=== RECORDS FOR PROCESSING ===

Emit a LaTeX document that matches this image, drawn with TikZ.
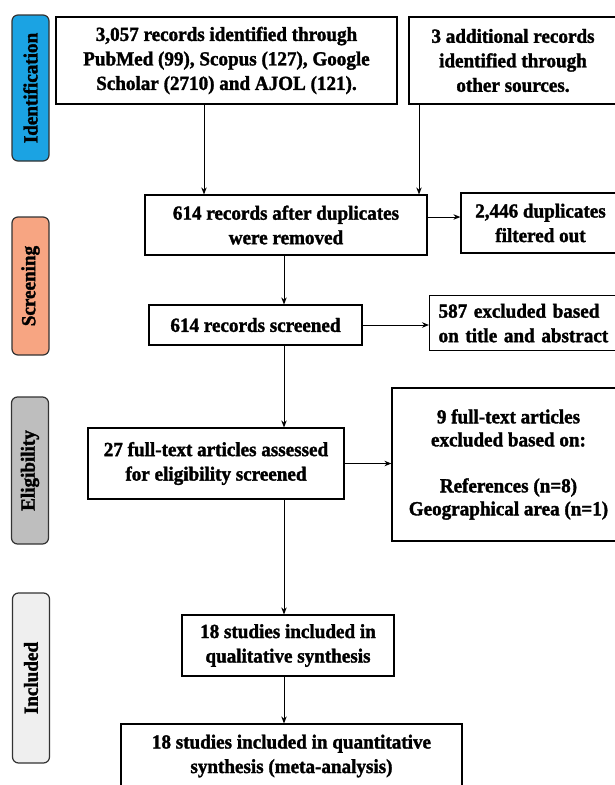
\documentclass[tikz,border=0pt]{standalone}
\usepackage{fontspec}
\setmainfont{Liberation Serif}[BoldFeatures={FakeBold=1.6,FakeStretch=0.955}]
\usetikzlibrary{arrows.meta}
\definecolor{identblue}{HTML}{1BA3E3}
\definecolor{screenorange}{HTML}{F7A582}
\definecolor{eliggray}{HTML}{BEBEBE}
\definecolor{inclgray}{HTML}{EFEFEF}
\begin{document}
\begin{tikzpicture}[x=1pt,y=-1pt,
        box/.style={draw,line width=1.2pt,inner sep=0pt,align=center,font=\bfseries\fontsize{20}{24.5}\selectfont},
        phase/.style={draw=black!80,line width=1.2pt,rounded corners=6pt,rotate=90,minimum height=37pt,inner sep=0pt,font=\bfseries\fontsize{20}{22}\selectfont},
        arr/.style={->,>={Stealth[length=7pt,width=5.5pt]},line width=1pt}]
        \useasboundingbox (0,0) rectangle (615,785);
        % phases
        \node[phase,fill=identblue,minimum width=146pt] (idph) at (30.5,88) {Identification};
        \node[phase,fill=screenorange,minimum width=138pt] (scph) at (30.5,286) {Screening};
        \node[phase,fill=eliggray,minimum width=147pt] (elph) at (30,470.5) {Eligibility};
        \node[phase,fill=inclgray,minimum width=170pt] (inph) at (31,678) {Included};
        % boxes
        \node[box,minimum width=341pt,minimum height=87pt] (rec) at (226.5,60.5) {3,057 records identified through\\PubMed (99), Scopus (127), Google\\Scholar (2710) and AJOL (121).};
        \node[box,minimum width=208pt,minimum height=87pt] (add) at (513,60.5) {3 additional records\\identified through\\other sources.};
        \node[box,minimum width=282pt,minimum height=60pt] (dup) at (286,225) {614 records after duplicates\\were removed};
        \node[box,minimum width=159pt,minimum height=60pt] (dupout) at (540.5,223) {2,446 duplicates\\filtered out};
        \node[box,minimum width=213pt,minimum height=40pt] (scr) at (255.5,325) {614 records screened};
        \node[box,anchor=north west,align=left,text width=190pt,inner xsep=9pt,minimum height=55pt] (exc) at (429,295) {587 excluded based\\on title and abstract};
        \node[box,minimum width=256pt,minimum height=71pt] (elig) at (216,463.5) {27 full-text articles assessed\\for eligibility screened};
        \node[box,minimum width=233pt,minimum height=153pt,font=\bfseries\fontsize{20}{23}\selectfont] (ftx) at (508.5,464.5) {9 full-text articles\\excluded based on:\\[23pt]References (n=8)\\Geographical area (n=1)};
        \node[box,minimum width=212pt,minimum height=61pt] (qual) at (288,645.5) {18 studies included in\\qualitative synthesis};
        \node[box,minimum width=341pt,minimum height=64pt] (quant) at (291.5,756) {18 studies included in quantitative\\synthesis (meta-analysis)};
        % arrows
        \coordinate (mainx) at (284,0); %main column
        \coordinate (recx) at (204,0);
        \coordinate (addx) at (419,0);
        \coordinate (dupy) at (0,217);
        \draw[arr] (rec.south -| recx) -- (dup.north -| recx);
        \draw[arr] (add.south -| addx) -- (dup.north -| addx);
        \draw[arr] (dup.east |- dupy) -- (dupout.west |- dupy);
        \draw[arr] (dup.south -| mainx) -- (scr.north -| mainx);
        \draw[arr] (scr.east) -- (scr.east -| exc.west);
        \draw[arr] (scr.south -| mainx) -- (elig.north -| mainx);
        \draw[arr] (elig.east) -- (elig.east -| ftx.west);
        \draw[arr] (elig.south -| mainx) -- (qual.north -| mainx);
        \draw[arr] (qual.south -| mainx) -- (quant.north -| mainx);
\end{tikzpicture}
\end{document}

===
=== RECORDS FOR PROCESSING ===

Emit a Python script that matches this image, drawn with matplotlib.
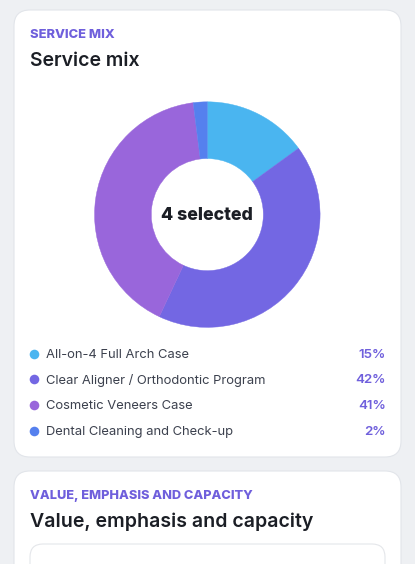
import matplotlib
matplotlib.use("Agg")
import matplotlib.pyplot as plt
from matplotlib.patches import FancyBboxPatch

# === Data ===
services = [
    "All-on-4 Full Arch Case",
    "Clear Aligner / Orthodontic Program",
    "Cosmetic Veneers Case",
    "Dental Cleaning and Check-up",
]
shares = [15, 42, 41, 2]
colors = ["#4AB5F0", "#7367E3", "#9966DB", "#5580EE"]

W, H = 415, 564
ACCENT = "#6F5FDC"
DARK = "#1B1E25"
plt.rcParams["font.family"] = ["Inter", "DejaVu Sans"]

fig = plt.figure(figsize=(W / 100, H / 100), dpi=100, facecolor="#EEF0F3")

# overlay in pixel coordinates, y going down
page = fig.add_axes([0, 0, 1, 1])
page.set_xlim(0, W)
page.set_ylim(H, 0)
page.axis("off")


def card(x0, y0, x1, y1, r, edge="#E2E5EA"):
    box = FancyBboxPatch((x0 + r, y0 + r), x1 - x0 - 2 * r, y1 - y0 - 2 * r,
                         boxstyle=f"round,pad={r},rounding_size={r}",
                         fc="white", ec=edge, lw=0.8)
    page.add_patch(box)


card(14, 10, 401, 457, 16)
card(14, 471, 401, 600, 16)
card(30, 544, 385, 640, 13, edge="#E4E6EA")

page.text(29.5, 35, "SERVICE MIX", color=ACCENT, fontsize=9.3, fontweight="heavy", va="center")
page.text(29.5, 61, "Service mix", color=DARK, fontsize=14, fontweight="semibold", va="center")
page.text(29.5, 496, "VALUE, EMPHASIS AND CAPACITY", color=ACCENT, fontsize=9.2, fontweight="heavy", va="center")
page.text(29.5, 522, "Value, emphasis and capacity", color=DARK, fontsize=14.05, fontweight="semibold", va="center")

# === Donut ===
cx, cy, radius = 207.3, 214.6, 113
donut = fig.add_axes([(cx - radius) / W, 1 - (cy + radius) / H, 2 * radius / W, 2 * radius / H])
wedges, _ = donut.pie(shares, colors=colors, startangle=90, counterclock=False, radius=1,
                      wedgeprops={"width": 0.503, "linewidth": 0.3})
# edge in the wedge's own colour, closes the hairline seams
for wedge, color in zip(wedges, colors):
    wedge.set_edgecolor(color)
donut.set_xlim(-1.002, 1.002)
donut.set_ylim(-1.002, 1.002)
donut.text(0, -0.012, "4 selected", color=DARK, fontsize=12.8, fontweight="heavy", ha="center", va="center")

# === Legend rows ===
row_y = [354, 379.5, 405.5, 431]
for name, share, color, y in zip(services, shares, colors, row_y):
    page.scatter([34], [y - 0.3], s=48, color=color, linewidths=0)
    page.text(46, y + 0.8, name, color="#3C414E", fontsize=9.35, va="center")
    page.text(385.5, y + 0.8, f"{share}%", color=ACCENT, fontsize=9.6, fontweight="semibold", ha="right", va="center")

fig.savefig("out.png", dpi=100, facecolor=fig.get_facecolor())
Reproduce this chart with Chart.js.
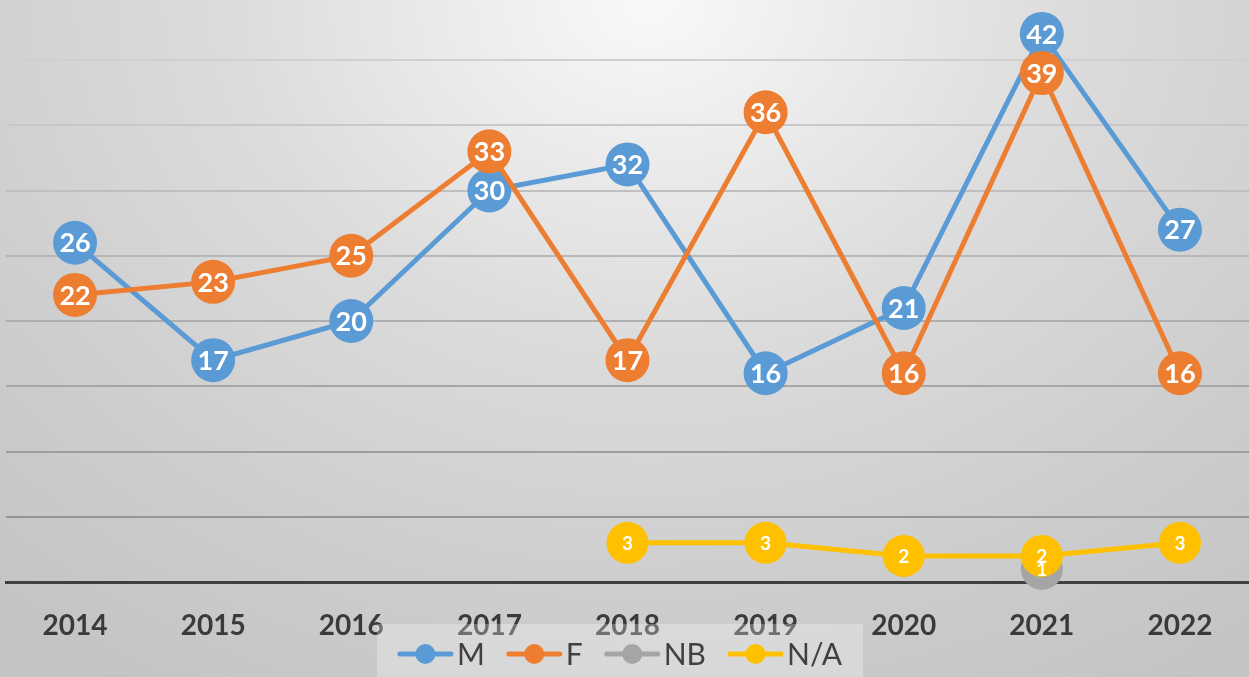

===

AIM OF THE TASK :: Using the listing above, locate the lines that hold "with" and copy each one.

COMPLETE RESPONSE ::
Emit a LaTeX document that matches this image, drawn with TikZ.
Emit a Python script that matches this image, drawn with matplotlib.
Reproduce this chart with Chart.js.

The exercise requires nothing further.